A cathedral worker subjected a 13-year-old schoolboy to a series of sexual assaults, a court heard today.
Terence Banks, 62, whose father was the treasurer at Chichester Cathedral, first indecently assaulted the boy during a day out water skiing, Lewes Crown Court was told.
The former BBC production worker, who helped run the Cathedral's annual festival, then grabbed the boy at his father's house as he took a bath.
Banks, who had a flat in Hammersmith, London, denies a charge of seriously sexually assaulting a boy under 16 between January 1 1971 and December 31 1973.

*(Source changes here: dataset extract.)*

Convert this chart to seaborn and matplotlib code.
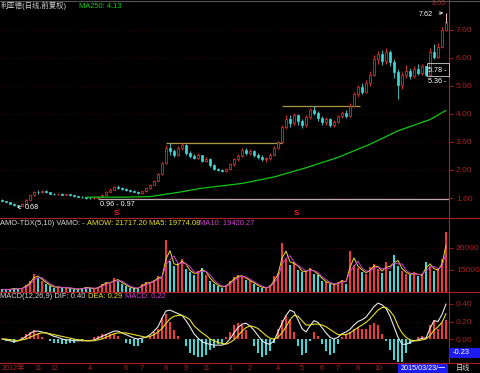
import numpy as np
import pandas as pd
import matplotlib
matplotlib.use("Agg")
import matplotlib.pyplot as plt
import matplotlib.transforms as mtrans
from matplotlib.lines import Line2D
from matplotlib.patches import Rectangle
import seaborn as sns

# ---------------- data ----------------
opens = [0.92,0.90,0.86,0.80,0.74,0.72,0.80,0.94,1.10,1.22,
         1.20,1.25,1.20,1.16,1.14,1.16,1.12,1.13,1.10,1.06,
         1.04,1.02,1.00,0.99,1.01,1.05,1.12,1.22,1.30,1.40,
         1.36,1.32,1.28,1.26,1.22,1.18,1.24,1.34,1.48,1.62,
         1.85,2.25,2.80,2.68,2.55,2.80,2.88,2.62,2.50,2.42,
         2.52,2.32,2.40,2.18,2.05,2.00,1.96,2.02,2.20,2.38,
         2.50,2.72,2.62,2.68,2.55,2.45,2.38,2.42,2.55,2.80,
         3.00,3.55,3.82,3.68,3.95,3.75,3.60,3.88,4.15,4.05,
         3.85,3.70,3.82,3.62,3.72,3.92,4.05,3.92,4.30,4.70,
         4.95,4.80,5.10,5.40,5.95,6.15,5.90,6.20,5.85,5.50,
         5.05,5.40,5.55,5.35,5.60,5.45,5.70,5.40,6.20,6.05,
         6.40,7.00]
closes = [0.90,0.86,0.80,0.74,0.72,0.80,0.94,1.10,1.22,1.20,
          1.25,1.20,1.16,1.14,1.16,1.12,1.13,1.10,1.06,1.04,
          1.02,1.00,0.99,1.01,1.05,1.12,1.22,1.30,1.40,1.36,
          1.32,1.28,1.26,1.22,1.18,1.24,1.34,1.48,1.62,1.85,
          2.25,2.80,2.68,2.55,2.80,2.88,2.62,2.50,2.42,2.52,
          2.32,2.40,2.18,2.05,2.00,1.96,2.02,2.20,2.38,2.50,
          2.72,2.62,2.68,2.55,2.45,2.38,2.42,2.55,2.80,3.00,
          3.55,3.82,3.68,3.95,3.75,3.60,3.88,4.15,4.05,3.85,
          3.70,3.82,3.62,3.72,3.92,4.05,3.92,4.30,4.70,4.95,
          4.80,5.10,5.40,5.95,6.15,5.90,6.20,5.85,5.50,5.05,
          5.40,5.55,5.35,5.60,5.45,5.70,5.40,6.20,6.05,6.40,
          7.00,7.30]
highs = [0.95,0.91,0.87,0.81,0.76,0.82,0.96,1.12,1.26,1.28,
         1.28,1.27,1.22,1.18,1.18,1.18,1.16,1.14,1.11,1.08,
         1.06,1.04,1.02,1.03,1.07,1.14,1.25,1.34,1.44,1.47,
         1.38,1.34,1.30,1.28,1.24,1.26,1.36,1.50,1.65,1.88,
         2.30,2.90,2.95,2.75,2.85,2.96,2.92,2.68,2.58,2.60,
         2.55,2.48,2.42,2.20,2.08,2.04,2.06,2.24,2.42,2.58,
         2.78,2.80,2.75,2.72,2.60,2.52,2.48,2.62,2.85,3.05,
         3.62,3.95,3.98,4.05,4.00,3.82,3.95,4.22,4.29,4.10,
         3.92,3.90,3.86,3.80,3.98,4.12,4.15,4.40,4.80,5.05,
         5.10,5.20,5.55,6.10,6.25,6.30,6.35,6.28,5.95,5.60,
         5.50,5.75,5.65,5.70,5.78,5.78,5.72,6.35,6.50,6.55,
         7.10,7.62]
lows = [0.88,0.84,0.78,0.72,0.68,0.71,0.79,0.93,1.08,1.16,
        1.18,1.17,1.14,1.12,1.12,1.10,1.10,1.08,1.04,1.02,
        1.00,0.98,0.97,0.96,0.99,1.04,1.10,1.20,1.28,1.33,
        1.28,1.25,1.23,1.20,1.16,1.16,1.22,1.32,1.45,1.60,
        1.82,2.20,2.55,2.45,2.50,2.70,2.55,2.42,2.38,2.38,
        2.28,2.28,2.10,2.00,1.95,1.92,1.92,2.00,2.15,2.33,
        2.45,2.55,2.55,2.48,2.40,2.32,2.30,2.36,2.50,2.75,
        2.95,3.45,3.55,3.60,3.62,3.50,3.55,3.82,3.95,3.75,
        3.60,3.62,3.52,3.55,3.68,3.85,3.85,3.90,4.25,4.60,
        4.70,4.75,5.00,5.35,5.80,5.75,5.80,5.70,5.30,4.55,
        4.90,5.30,5.25,5.28,5.40,5.40,5.36,5.38,5.95,6.00,
        6.35,6.95]
amount = [10600,10500,10700,10800,10600,11000,11600,12500,14000,13200,
          12600,11800,11300,11000,11200,10900,11000,10800,10700,10600,
          10900,11100,10800,10700,11200,11800,12300,11900,13200,12400,
          11900,11300,10900,10800,10900,11800,12200,12100,12800,13600,
          13200,21800,17000,15800,16500,17500,15200,14600,13900,14800,
          15400,13800,12600,11800,11300,11000,11600,12600,13300,13800,
          13600,12800,12400,11800,11200,11000,10900,11500,13600,14300,
          21100,17500,16200,16800,15000,14500,14800,15400,14200,13800,
          12500,12200,11800,11600,12300,12800,11900,19300,16200,15500,
          14600,14200,15600,16300,15200,14300,16900,14800,18400,15900,
          14800,14200,13800,14500,13600,14000,16900,15900,14700,15200,
          17600,23600]
dif = [0.00,-0.01,-0.02,-0.03,-0.02,0.00,0.03,0.06,0.09,0.09,
       0.08,0.07,0.05,0.03,0.02,0.00,-0.01,-0.01,-0.02,-0.02,
       -0.02,-0.02,-0.02,-0.01,0.01,0.03,0.05,0.07,0.09,0.09,
       0.07,0.05,0.03,0.01,0.00,0.01,0.02,0.05,0.09,0.14,
       0.24,0.32,0.33,0.31,0.29,0.27,0.21,0.14,0.06,0.01,
       -0.03,-0.05,-0.06,-0.07,-0.07,-0.07,-0.05,0.00,0.07,0.13,
       0.17,0.18,0.15,0.10,0.04,-0.02,-0.05,-0.06,-0.02,0.08,
       0.18,0.27,0.33,0.31,0.22,0.12,0.08,0.15,0.21,0.19,
       0.13,0.07,0.02,0.00,0.02,0.06,0.08,0.11,0.16,0.20,
       0.22,0.25,0.31,0.37,0.41,0.39,0.35,0.26,0.14,0.02,
       -0.06,-0.06,-0.04,-0.02,-0.01,0.01,0.01,0.12,0.21,0.20,
       0.28,0.40]
dea = [0.00,0.00,-0.01,-0.01,-0.02,-0.01,0.00,0.02,0.04,0.06,
       0.07,0.07,0.06,0.05,0.04,0.03,0.02,0.01,0.00,-0.01,
       -0.01,-0.02,-0.02,-0.02,-0.01,0.00,0.02,0.04,0.06,0.07,
       0.07,0.07,0.06,0.05,0.04,0.03,0.02,0.03,0.05,0.08,
       0.12,0.18,0.23,0.26,0.27,0.27,0.25,0.22,0.15,0.11,
       0.07,0.04,0.00,-0.02,-0.04,-0.05,-0.06,-0.04,-0.01,0.04,
       0.09,0.13,0.15,0.14,0.12,0.08,0.04,0.01,0.00,0.02,
       0.07,0.14,0.22,0.27,0.26,0.21,0.16,0.16,0.17,0.17,
       0.16,0.14,0.11,0.08,0.05,0.05,0.05,0.07,0.10,0.13,
       0.16,0.19,0.23,0.28,0.33,0.36,0.36,0.32,0.26,0.15,
       0.07,0.02,-0.01,-0.02,-0.02,-0.01,0.00,0.04,0.10,0.14,
       0.19,0.29]
ma250_idx = [21, 30, 37, 44, 50, 60, 68, 76, 84, 92, 99, 107, 111]
ma250_val = [1.03, 1.03, 1.05, 1.20, 1.35, 1.52, 1.75, 2.08, 2.45, 2.92, 3.40, 3.80, 4.13]
res_level = [2.96, 4.29]
res_start = [41, 70]
res_end = [70, 89.5]
support_level = 0.97
support_start = 24
price_ticks = [1, 2, 3, 4, 5, 6, 7]
amount_ticks = [15000, 20000]
macd_ticks = [0.0, 0.2, 0.4]
date_idx = [0, 9, 13, 22, 31, 35, 41, 46, 51, 57, 62, 69, 75, 80, 84, 89, 94]
date_lab = ["2012年", "11", "12", "4", "6", "7", "8", "9", "11", "1", "2", "4", "5", "6", "7", "8", "10"]

# ---------------- style ----------------
sns.set_style("dark", {"axes.facecolor": "black", "figure.facecolor": "black"})
plt.rcParams['font.family'] = ['Liberation Sans', 'Noto Sans CJK SC', 'DejaVu Sans']
plt.rcParams['axes.unicode_minus'] = False

RED = '#f03a3a'
CYAN = '#3fd8d8'
AXRED = '#b02020'
W, H = 480, 373

fig = plt.figure(figsize=(4.8, 3.73), dpi=100, facecolor='black')
PW = 449 / W

def fbox(top, bot):
    return [0, 1 - bot / H, PW, (bot - top) / H]

ax_main = fig.add_axes(fbox(0, 218))
ax_vol = fig.add_axes(fbox(218, 292))
ax_macd = fig.add_axes(fbox(292, 363))

n = len(closes)
xs = np.arange(n)
up = np.array(closes) >= np.array(opens)
cols = [RED if u else CYAN for u in up]

# ---- candles ----
for i in xs:
    o, c, h, l = opens[i], closes[i], highs[i], lows[i]
    col = cols[i]
    ax_main.vlines(i, l, h, color=col, lw=0.6, zorder=2)
    b = min(o, c)
    hh = max(abs(c - o), 0.012)
    ax_main.add_patch(Rectangle((i - 0.33, b), 0.66, hh,
                                facecolor='black' if up[i] else col,
                                edgecolor=col, lw=0.5, zorder=3))

sns.lineplot(x=ma250_idx, y=ma250_val, ax=ax_main, color='#10c810', lw=0.9, zorder=4)
for lv, s0, s1 in zip(res_level, res_start, res_end):
    ax_main.hlines(lv, s0, s1, color='#a8983a', lw=0.9, zorder=1)
ax_main.hlines(support_level, support_start, n - 0.25, color='#b8a8b0', lw=0.9, zorder=1)

ax_main.set_xlim(-0.5, n - 0.25)
ax_main.set_ylim(0.286, 8.07)

# annotations on price
ax_main.annotate("7.62", xy=(n - 1, 7.62), xytext=(104.2, 7.56), color='white', fontsize=5.2,
                 va='center', ha='left',
                 arrowprops=dict(arrowstyle='->', color='white', lw=0.5))
ax_main.vlines(n - 1 + 0.05, 7.25, 7.62, color='white', lw=0.5, zorder=5)
ax_main.annotate("0.68", xy=(3.8, 0.66), xytext=(5.8, 0.66), color='white', fontsize=5.2,
                 va='center', ha='left',
                 arrowprops=dict(arrowstyle='->', color='white', lw=0.5))
ax_main.text(24.5, 0.76, "0.96 - 0.97", color='white', fontsize=5.2, va='center', ha='left')
ax_main.add_patch(Rectangle((106.2, 5.36), n - 0.3 - 106.2, 0.46, facecolor='none',
                            edgecolor='#d0d0d0', lw=0.6, zorder=5, clip_on=False))
ax_main.text(106.5, 5.55, "5.78 -", color='white', fontsize=5.2, va='center', ha='left')
ax_main.text(106.5, 5.16, "5.36 -", color='white', fontsize=5.2, va='center', ha='left')
ax_main.text(107.5, 7.95, "8.00", color=AXRED, fontsize=5.2, va='center', ha='left')

# ---- amount ----
ax_vol.bar(xs, amount, width=0.55, color=cols, linewidth=0)
amt = pd.Series(amount, dtype=float)
sns.lineplot(x=xs, y=amt.rolling(2, min_periods=1).mean().values, ax=ax_vol, color='#e8e020', lw=0.7)
sns.lineplot(x=xs, y=amt.rolling(3, min_periods=1).mean().values, ax=ax_vol, color='#d040d0', lw=0.7)
ax_vol.set_xlim(-0.5, n - 0.25)
ax_vol.set_ylim(10000, 26818)

# ---- MACD ----
hist = 2 * (np.array(dif) - np.array(dea))
ax_macd.bar(xs, hist, width=0.38, color=[RED if h >= 0 else CYAN for h in hist], linewidth=0)
sns.lineplot(x=xs, y=dif, ax=ax_macd, color='#e8e8e8', lw=0.8)
sns.lineplot(x=xs, y=dea, ax=ax_macd, color='#e8e020', lw=0.8)
ax_macd.set_xlim(-0.5, n - 0.25)
ax_macd.set_ylim(-0.274, 0.537)

# ---- axes styling ----
for ax, ticks, fmt in [(ax_main, price_ticks, "{:.2f}"), (ax_vol, amount_ticks, "{:.0f}"),
                       (ax_macd, macd_ticks, "{:.2f}")]:
    ax.set_facecolor('black')
    for s in ['top', 'left', 'bottom']:
        ax.spines[s].set_visible(False)
    ax.spines['right'].set_color(AXRED)
    ax.spines['right'].set_linewidth(0.8)
    ax.yaxis.tick_right()
    ax.set_yticks(ticks)
    ax.set_yticklabels([fmt.format(t) for t in ticks])
    ax.tick_params(axis='y', colors=AXRED, labelcolor=AXRED, labelsize=6, length=3,
                   width=0.6, pad=2, direction='out')
    ax.set_xticks([])
    ax.xaxis.grid(False)
    ax.yaxis.grid(True, color='#4a0c0c', linestyle=(0, (1, 2)), lw=0.5)
    ax.set_xlabel('')
    ax.set_ylabel('')

# separators
for py in [218, 292, 363]:
    fig.add_artist(Line2D([0, 1], [1 - py / H] * 2, color=AXRED, lw=0.8))
fig.add_artist(Line2D([0, 1], [1 - 0.5 / H] * 2, color='#555555', lw=0.8))


def ptext(px, py, s, color, size=5.4, **kw):
    fig.text(px / W, 1 - py / H, s, color=color, fontsize=size, va='center', **kw)

ptext(1, 6, "利亚德(日线,前复权)", '#d8d8d8', 5.3)
ptext(79, 6, "MA250: 4.13", '#10d010')
ptext(0, 224, "AMO-TDX(5,10) VAMO: -", '#d8d8d8')
ptext(87, 224, "AMOW: 21717.20", '#e8e020')
ptext(149, 224, "MA5: 19774.08", '#e8e020')
ptext(199, 224, "MA10: 19420.27", '#d040d0')
ptext(0, 297, "MACD(12,26,9) DIF: 0.40", '#d8d8d8')
ptext(88, 297, "DEA: 0.29", '#e8e020')
ptext(125, 297, "MACD: 0.22", '#d040d0')
ptext(114, 213, "S", '#f02020', 5.8, fontweight='bold')
ptext(294, 213, "S", '#f02020', 5.8, fontweight='bold')

# date labels
trans = mtrans.blended_transform_factory(ax_macd.transData, ax_macd.transAxes)
for di, dl in zip(date_idx, date_lab):
    ax_macd.text(di, -0.075, dl, transform=trans, color=AXRED, fontsize=5.2, va='center',
                 ha='left' if di == 0 else 'center', clip_on=False)

fig.add_artist(Rectangle((449 / W, 1 - 358 / H), 31 / W, 10 / H, transform=fig.transFigure,
                         facecolor='#1c1cf0', edgecolor='none'))
ptext(453, 353, "-0.23", 'white')
fig.add_artist(Rectangle((398 / W, 0), 50 / W, 9.5 / H, transform=fig.transFigure,
                         facecolor='#1c1cf0', edgecolor='none'))
ptext(423, 368.5, "2015/03/23/一", 'white', 5.2, ha='center')
ptext(456, 368.5, "日线", '#d8d8d8', 5.2)

fig.savefig("out.png", dpi=100, facecolor='black')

He also denies a serious sexual assault between August 16 1975 and August 15 1978, a charge which relates to a second boy.
Philip Katz, prosecuting, told the court Banks ran an organisation called the Crudgemen Group which helped stage the cathedral festival, held each year in July.
Mr Katz said Banks, who acted as a steward during cathedral services and at coffee meetings afterwards, indecently assaulted a 13-year-old in summer 1972 while on a water skiing trip to a gravel pit near Chichester, and at Banks' father's house in the city's Cathedral Close.
The second alleged victim, who was 14 at the time, was allegedly attacked at the cathedral worker's London flat in 1975, the court heard.